Gotama as Philosopher
January 31st, 2011 § Leave a Comment
Siddhattha Gotama as Philosopher
Because of his insistence on speaking of his achievement in the terms that he did—realization, freedom, ease, liberated consciousness, well being—Siddhattha Gotama (ca. 4th century B.C.E.; aka. the Buddha) invites a comparison to the philosophers of ancient Greece and Rome. Like them, he considered clarification of the matters given in these terms to be an obvious and necessary human pursuit.
But what does it mean to call him a “philosopher”? Certainly, he was not a philosopher in either the modern or scholastic sense of the word. That is, his intent was neither a comprehensive systematization of human knowledge nor an apologetics for divine revelation. Significantly, and contrary to how we typically conceive of philosophy today, Gotama considered his theories—about reality, perception, consciousness, etc.—to be rough schematizations of empirical observations. These observations, furthermore, ensued, he insisted, directly from something he referred to as cultivation (bhavana). Cultivation was two-fold. First, it involved a precise, sustained, and meditative investigation into the processes underlying the practitioner’s mental and affective experience. Second, in the very act of engaging in such an investigation, specific qualities were “aroused, developed, and fulfilled” by the practitioner. This valorizing of praxis as method, of course, in itself disqualifies Gotama as a philosopher in the mode of practitioners such as Hegel and Aquinas. Somewhat ironically perhaps, it also disqualifies our prototypical western philosophers, such as Socrates and Aristotle. This point, however, is not as self-evident as I make it sound. The work of Pierre Hadot, the French scholar of Hellenistic and Roman thought, is helpful here.

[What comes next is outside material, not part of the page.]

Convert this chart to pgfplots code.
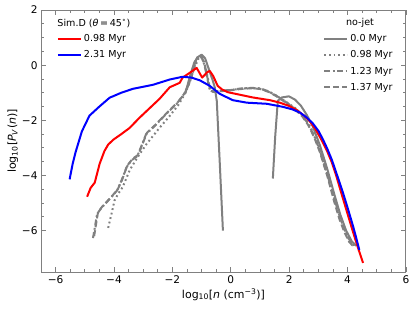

Hadot has made it his life’s work to establish what he sees as the original function of philosophy in the ancient world; namely, as a “mode of life, as an act of living, as a way of being.” He writes,
Philosophical discourse . . . originates in a choice of life and an existential option—not vice-versa . . . . This existential option, in turn, implies a certain vision of the world, and the task of philosophical discourse will therefore be to reveal and rationally to justify this existential option, as well as this representation of the world. (What is Ancient Philosophy?, p. 3)
Although this formulation may initially sound vague, it nonetheless serves to instigate our reorientation toward a revaluation of what we mean by “doing philosophy.” Today, what commonly counts as philosophical practice is the presentation of a set of tightly arranged propositions constituting, on the whole, an argument. Ancient philosophical practice, by contrast, consisted in “an invitation for each man to transform himself.” “Philosophy,” Hadot adds, “is conversion, transformation of the way of being and the way of living, the quest for wisdom.” “Wisdom,” indeed, was ostensibly the very purpose of the philosophical quest now and then.
“Wisdom” can, of course, be a simultaneously vacuous and grandiose notion. Too often, it connotes special knowledge of “mystical” matters, or of insight into cosmic truths normally veiled by human foibles. For both the Greeks and Gotama, on the contrary, wisdom meant practical knowledge concerning the living of life, of this very life. Both this knowledge and this living require, necessarily, insight into nothing more or less than reality as it is. This reality as it is, as it, that is, appears (in the sense of manifests) to us (yathabhuta was Gotama’s term, phenomenon, the Greeks’), however, is not, like Kant’s Ding an sich, a quality of being beyond the reach of the sensorium. On the contrary, it indicates precisely that which fills and permeates the sensorium; namely, the continual unfolding of one’s subjective experience. It may seem counterintuitive that knowledge of such an unfolding requires practice or cultivation to achieve. For, such knowledge, by definition, must be immediately available. But it is in fact a major presupposition of both Gotama and the Greeks that a clear-eyed view of our actual—that is, our phenomenologically evident—human situation (as desiring, cognizing, feeling, emoting, in short, experiencing, beings) is something acquired, or cultivated, rather than habitual. As such, what was required of the practitioners of philosophy was the practiced removal of delusion. It was precisely this practiced removal that constituted “doing philosophy.”
I wonder what would happen to Gotama’s teachings if we placed them–and Gotama’s life–in the milieu of the classical philosopher as outlined here. Would we have “Buddhism” at all? Would there be a place for the supernatural elements we find in the teachings of so many Buddhist teachers of the past and present? What price do we pay for continuing to see him as a kind of holy man? What might we gain by humanizing him?
I think that viewing Gotama’s teachings through the prism of the classical philosopher would significantly advance our understanding of the actual nature of his achievement and of his enduring legacy to humanity.